“Well, do try to enjoy yourself while you’re here,” said Maud patronizingly. “Before you have to go back to the wilds.”
“I do miss the cream from our cows,” said Liza wistfully. “In Paris, you can only get milk with a doctor’s prescription. I’ve had to take my coffee black.”
“Yes, but you can get tickets to the opera,” said Maud. She eyed Kate’s headgear. “And hats that haven’t been gnawed by a goat.”
Kate grinned. “Minerva sends you her love too.”
“Her love? She owes me a lace collar and two hats,” said Maud indignantly.
“Bill it to the Unit.” Kate couldn’t resist adding, “You’d never know the place now. We’re drowning in luxuries. Mrs. Barrett even found us a piano.”
They parted with insincere expressions of goodwill, but Kate found the meeting acted on her like a tonic. No matter how annoying Maud might be, she was somehow Kate’s now, like a horrible cousin one couldn’t disown. She didn’t miss her precisely, but she was strangely glad to see her. And be annoyed by her again.

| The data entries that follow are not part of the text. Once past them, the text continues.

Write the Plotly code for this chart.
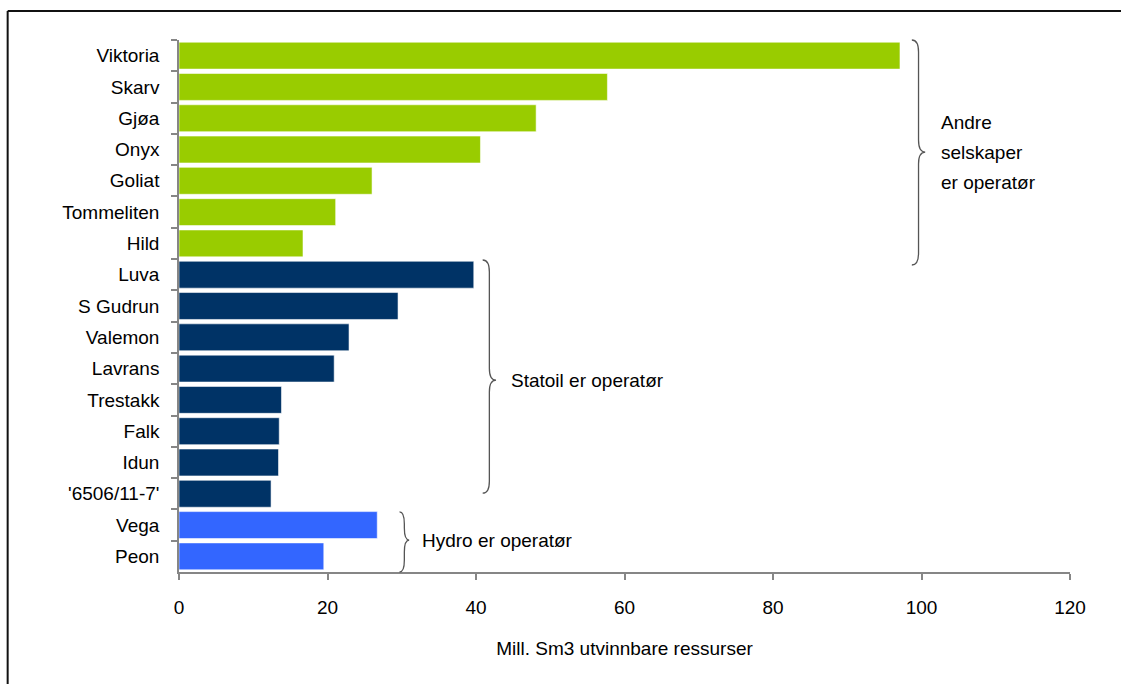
import plotly.graph_objects as go

# Fields and recoverable resources (mill. Sm3), grouped by operator
fields_other = ["Viktoria", "Skarv", "Gjøa", "Onyx", "Goliat", "Tommeliten", "Hild"]
values_other = [97.1, 57.7, 48.1, 40.6, 26.0, 21.1, 16.7]

fields_statoil = ["Luva", "S Gudrun", "Valemon", "Lavrans", "Trestakk", "Falk", "Idun", "'6506/11-7'"]
values_statoil = [39.7, 29.5, 22.9, 20.9, 13.8, 13.5, 13.4, 12.4]

fields_hydro = ["Vega", "Peon"]
values_hydro = [26.7, 19.5]

x_ticks = [0, 20, 40, 60, 80, 100, 120]

groups = [
    ("Andre selskaper er operatør", fields_other, values_other, "#99CC00"),
    ("Statoil er operatør", fields_statoil, values_statoil, "#003366"),
    ("Hydro er operatør", fields_hydro, values_hydro, "#3366FF"),
]

all_fields = fields_other + fields_statoil + fields_hydro
n = len(all_fields)

FONT = "Liberation Sans, Arial, sans-serif"
PLOT_H = 684 - 40 - 112  # plot area height in px

fig = go.Figure()
for name, fields, vals, color in groups:
    fig.add_trace(go.Bar(
        y=fields, x=vals, orientation="h", name=name,
        marker=dict(color=color, line=dict(color="rgba(255,255,255,0.55)", width=1)),
        showlegend=False,
    ))


def idx_to_paper(i):
    # category index (0 at top) -> paper y on the reversed category axis
    return 1 - (i + 0.5) / n


def brace_path(x0, w, top, bot, mid, r):
    xm = x0 + w / 2
    return (f"M {x0},{top} Q {xm},{top} {xm},{top - r} "
            f"L {xm},{mid + r} Q {xm},{mid} {x0 + w},{mid} "
            f"Q {xm},{mid} {xm},{mid - r} "
            f"L {xm},{bot + r} Q {xm},{bot} {x0},{bot}")


# brace placement: (x position, width in x units, first idx, last idx, tip idx, label x, label lines)
braces = [
    (98.7, 1.8, -0.5, 6.69, 3.08, 102.4, ["Andre", "selskaper", "er operatør"]),
    (40.9, 1.8, 6.53, 13.98, 10.37, 44.4, ["Statoil er operatør"]),
    (29.7, 1.3, 14.58, 16.5, 15.48, 32.4, ["Hydro er operatør"]),
]
r = 12 / PLOT_H
line_step = 30 / PLOT_H
for x0, w, i_top, i_bot, i_mid, lx, lines in braces:
    top, bot, mid = idx_to_paper(i_top), idx_to_paper(i_bot), idx_to_paper(i_mid)
    fig.add_shape(type="path", xref="x", yref="paper",
                  path=brace_path(x0, w, top, bot, mid, r),
                  line=dict(color="#555555", width=1.3))
    k = len(lines)
    for j, txt in enumerate(lines):
        fig.add_annotation(x=lx, y=mid + ((k - 1) / 2 - j) * line_step,
                           xref="x", yref="paper", text=txt,
                           showarrow=False, xanchor="left", yanchor="middle",
                           font=dict(family=FONT, size=19, color="black"))

# outer frame (top and left edges)
fig.add_shape(type="line", xref="paper", yref="paper", x0=-0.1923, x1=1.1, y0=1.0545, y1=1.0545,
              line=dict(color="#111111", width=2))
fig.add_shape(type="line", xref="paper", yref="paper", x0=-0.1923, x1=-0.1923, y0=1.0545, y1=-0.25,
              line=dict(color="#111111", width=2))

fig.update_layout(
    width=1121, height=684,
    margin=dict(l=179, r=51, t=40, b=112),
    paper_bgcolor="white", plot_bgcolor="white",
    bargap=0.14,
    font=dict(family=FONT, size=19, color="black"),
    xaxis=dict(
        range=[0, 120], tickvals=x_ticks, showgrid=False, zeroline=False,
        showline=True, linecolor="#868686", linewidth=1.5,
        ticks="outside", ticklen=6, tickcolor="#868686", tickwidth=1.5,
        ticklabelstandoff=11,
        title=dict(text="Mill. Sm3 utvinnbare ressurser", standoff=25,
                   font=dict(family=FONT, size=19, color="black")),
        automargin=False, fixedrange=True,
    ),
    yaxis=dict(
        type="category", categoryorder="array", categoryarray=all_fields,
        autorange="reversed", showgrid=False, zeroline=False,
        showline=True, linecolor="#868686", linewidth=1.5,
        ticks="outside", ticklen=6, tickcolor="#868686", tickwidth=1.5,
        tickson="boundaries", ticklabelstandoff=14,
        automargin=False, fixedrange=True,
    ),
)

fig.write_html("out.html")
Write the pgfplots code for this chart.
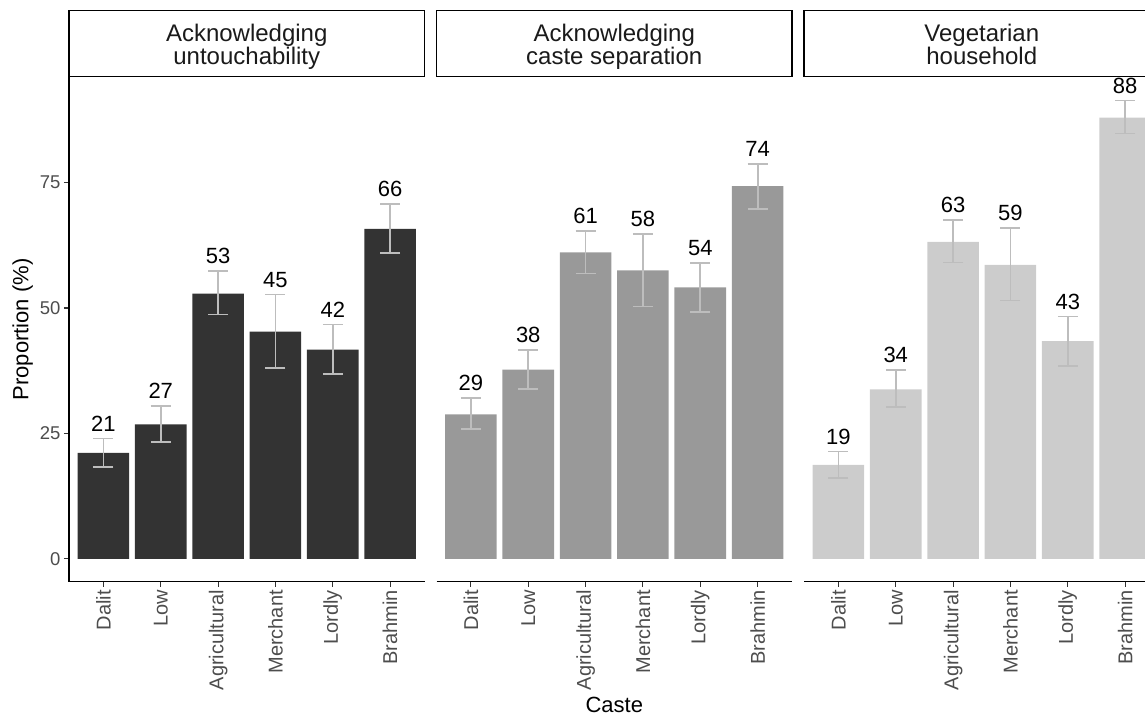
\documentclass[border=0pt]{standalone}
\usepackage{pgfplots}
\usepackage{pgfplotstable}
\pgfplotsset{compat=1.18}
\usepackage{fontspec}
\setmainfont{Liberation Sans}
\definecolor{barA}{HTML}{333333}
\definecolor{barB}{HTML}{999999}
\definecolor{barC}{HTML}{CCCCCC}
\definecolor{errc}{HTML}{BDBDBD}
\definecolor{tickgray}{HTML}{4D4D4D}
\definecolor{tickdark}{HTML}{333333}
\definecolor{striptext}{HTML}{1A1A1A}

\pgfplotstableread{
x y ep em lab
1 21.1 2.9 2.8 21
2 26.8 3.7 3.5 27
3 52.9 4.5 4.2 53
4 45.3 7.4 7.3 45
5 41.7 5.0 4.9 42
6 65.8 4.9 4.8 66
}\tabA
\pgfplotstableread{
x y ep em lab
1 28.8 3.2 2.9 29
2 37.7 3.9 3.9 38
3 61.1 4.3 4.2 61
4 57.5 7.3 7.2 58
5 54.1 4.9 4.9 54
6 74.3 4.4 4.5 74
}\tabB
\pgfplotstableread{
x y ep em lab
1 18.7 2.7 2.6 19
2 33.8 3.9 3.6 34
3 63.2 4.3 4.1 63
4 58.6 7.4 7.1 59
5 43.4 4.9 4.9 43
6 88.0 3.4 3.2 88
}\tabC

\tikzset{strip/.style={draw=black, line width=1.4pt}}
\pgfplotsset{
  panel/.style={
    scale only axis,
    width=355.5pt, height=504.7pt,
    anchor=south west,
    xmin=0.4, xmax=6.6, ymin=-4.575, ymax=96.08,
    xtick={1,2,3,4,5,6},
    xticklabels={Dalit,Low,Agricultural,Merchant,Lordly,Brahmin},
    x tick label style={rotate=90, anchor=east, font=\fontsize{20}{22}\selectfont, text=tickgray},
    y tick label style={font=\fontsize{18.5}{20}\selectfont, text=tickgray},
    /pgf/number format/assume math mode=true,
    tick align=outside,
    major tick length=5pt,
    tick style={draw=tickdark, line width=1.1pt},
    axis line style={line width=1.4pt, black},
    clip=false,
    every axis title/.style={at={(0.5,1)}, anchor=south, yshift=5pt,
      inner sep=0pt, align=center, text=striptext,
      font=\fontsize{24}{23.3}\selectfont},
    label style={font=\fontsize{22}{24}\selectfont, text=black},
  },
  bars/.style={ybar, bar width=0.9, fill=#1, draw=none, line width=1.8pt,
    mark options={line width=1.8pt},
    error bars/.cd, y dir=both, y explicit,
    error bar style={line width=1.8pt, draw=errc, solid},
    error mark options={rotate=90, line width=1.8pt, draw=errc, mark size=10pt}},
  labs/.style={draw=none, mark=none, nodes near coords, point meta=explicit symbolic,
    nodes near coords style={anchor=south, inner sep=0pt, yshift=7pt,
      font=\fontsize{22}{24}\selectfont, text=black}},
}

\begin{document}
\begin{tikzpicture}
\begin{axis}[panel, at={(69pt,135.3pt)},
  title={Acknowledging\\untouchability\strut},
  axis x line*=bottom, axis y line*=left,
  ytick={0,25,50,75},
  ylabel={Proportion (\%)}]
\addplot[bars=barA] table[x=x, y=y, y error plus=ep, y error minus=em] {\tabA};
\addplot[labs] table[x=x, y expr=\thisrow{y}+\thisrow{ep}, meta=lab] {\tabA};
\draw[strip] ([yshift=0.7pt]rel axis cs:0,1) rectangle ([yshift=66.2pt]rel axis cs:1,1);
\end{axis}
\begin{axis}[panel, at={(436.5pt,135.3pt)},
  title={Acknowledging\\caste separation\strut},
  axis x line*=bottom, axis y line=none, ytick=\empty,
  xlabel={Caste}]
\addplot[bars=barB] table[x=x, y=y, y error plus=ep, y error minus=em] {\tabB};
\addplot[labs] table[x=x, y expr=\thisrow{y}+\thisrow{ep}, meta=lab] {\tabB};
\draw[strip] ([yshift=0.7pt]rel axis cs:0,1) rectangle ([yshift=66.2pt]rel axis cs:1,1);
\end{axis}
\begin{axis}[panel, at={(804pt,135.3pt)},
  title={Vegetarian\\household\strut},
  axis x line*=bottom, axis y line=none, ytick=\empty]
\addplot[bars=barC] table[x=x, y=y, y error plus=ep, y error minus=em] {\tabC};
\addplot[labs] table[x=x, y expr=\thisrow{y}+\thisrow{ep}, meta=lab] {\tabC};
\draw[strip] ([yshift=0.7pt]rel axis cs:0,1) rectangle ([yshift=66.2pt]rel axis cs:1,1);
\end{axis}
\pgfresetboundingbox
\useasboundingbox (0pt,0pt) rectangle (1145pt,717pt);
\end{tikzpicture}
\end{document}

Liza paused halfway down the block, said something to Maud, and came hurrying back. “I just wanted to say . . . if you need me, I can come back, you know. I had to get my pass renewed that time—remember how they had the wrong name for me? So I did it when I was here getting my collarbone fixed and the new one is good until April.”
“Are you sure?” asked Kate, touched despite herself. “You were so looking forward to canteen work.”
Liza looked back over her shoulder at Maud, dropping her voice so she wouldn’t be heard. “I miss Grécourt. I even miss the mud. It’s dreadful being cooped up in a canteen instead of out there, getting about.”
“What about our boys?” Kate asked. They’d heard a lot about Our Boys before Liza and Maud had left.
“We’re doing our best for them, but they don’t seem to want awfully to be saved from temptation.” Liza sounded genuinely bewildered. “Oh dear—that’s Maud calling. Give my love to the girls! And the goats.”
Kate watched Liza run off after Maud, thinking what a thoroughly decent person Liza was. If she’d been a little more patient, managed everything a little better, would Maud and Liza have stayed? It was only now that they’d gone that it was clear just how much they’d done for the Unit, and Kate felt guilty for mocking them for decorating their barrack. She’d misjudged them, horribly.
She’d misjudged a lot of people. But mostly Emmie. If Emmie left the Unit—she wasn’t sure she could forgive herself for it.
Julia had tried to tell her, but Kate had ignored her, because Julia was Julia, and because, from the day they’d started Smith, she’d had an idea of what Emmie was, and she’d stuck to it, an idea compounded entirely of her own insecurities. She’d just assumed, she’d always assumed, that Emmie’s name and position shielded her from everything, that being a Van Alden made her impervious, dancing obliviously through life, showering charity on lesser mortals. She’d wanted, if she were being honest with herself, to bring Emmie down a notch, to make her feel what it was to be small. Because Emmie’s father belonged to private clubs and Kate’s had driven a wagon full of beer.
But Kate’s father had loved her. Her stepfather loved her. Even her ridiculous brothers loved her, when they weren’t busy tormenting the life out of her. Her mother, who didn’t approve of what she was doing, had come to see her off and sent her boots.
And what did Emmie have? A mother who cared for everyone but her. A father who ignored her. A friend who wasn’t much of a friend at all.
There was no point in going over it again and again, Kate told herself. She’d finish her errands, get back to Grécourt as soon as Mrs. Barrett and the rail system would allow, and do her best to make up for the damage she’d done. In the meantime, she had fruit trees and chickens to acquire.
Florence had told her to see the national nurseries about fruit trees, the next step in the grand replanting project.
A very nice lieutenant received Kate cordially, offered her coffee, showed her their survey of the area, and told her it couldn’t be done.
“Why not? Is it the cost?” He’d shown her their maps of the region, estimating that to replace the fruit trees destroyed by the Germans in their villages would cost somewhere between six and seven thousand dollars. It was a sum that made Kate’s stomach clench, but if there was one thing that she had learned in helping to run the Unit, it was that sums that had seemed unthinkable to her were well within the reach of Smith’s alumnae.